Concrètement Forbidden Lands tient ses promesses. Son matériel est nickel, le système de règle est bon sans être trop simpliste et il se dégage une saveur oldschool comme promis. Si je devais m’en arrêter là, ce serait un sans faute.
Seulement, concrètement, après lecture je confirme ce que je craignais. Le tout n’est pas trop ma came. L’univers souffre des tares d’époque. Je veux dire dans le bon vieux temps, on avait des mondes qu’on nous balançait sans rougir, pleins de contradictions et de lacunes avec des raccords (quand il y en avait) mal-ficelés.

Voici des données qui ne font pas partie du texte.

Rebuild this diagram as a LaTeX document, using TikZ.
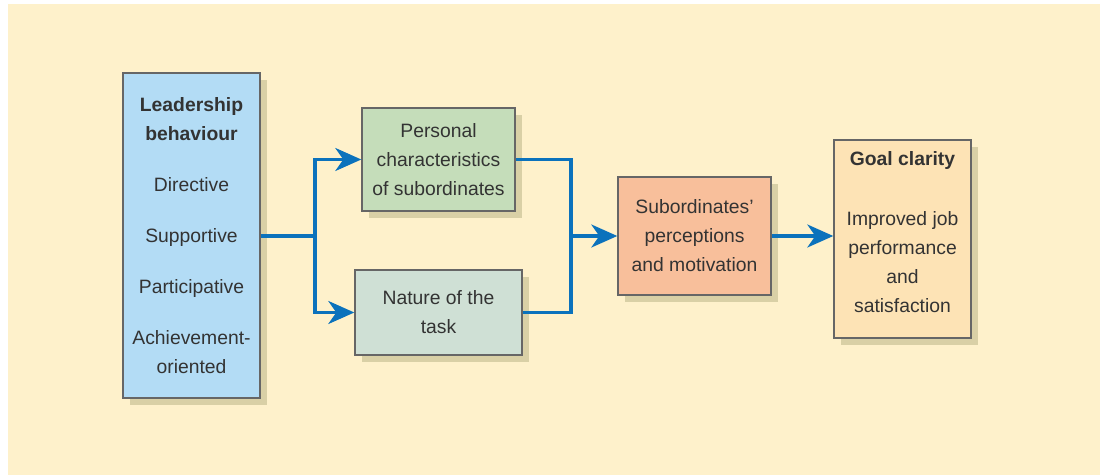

On pouvait sentir le souffle de l’épique, imaginer les donjons à parcourir, renifler le souffre de la gueule d’un dragon, mais on était infichu de pouvoir expliquer comment le gars du peuple vivait. D’un autre côté, on s’en foutait parce qu’il n’était pas l’aventurier remarquez.
Mais est ce reprochable quand c’est exactement ce que le jeu cherche à reproduire ? Pas vraiment, et du coup je suis content de l’avoir dans ma collection. En plus, c’est mon paradoxe de Quarantenaire : je suis curieux de la suite que j’ai pledgée et de la lire tout en sachant que je ne le maîtrisai sans doute pas. Cherchez pas, moi-même je me perds dans mes logiques.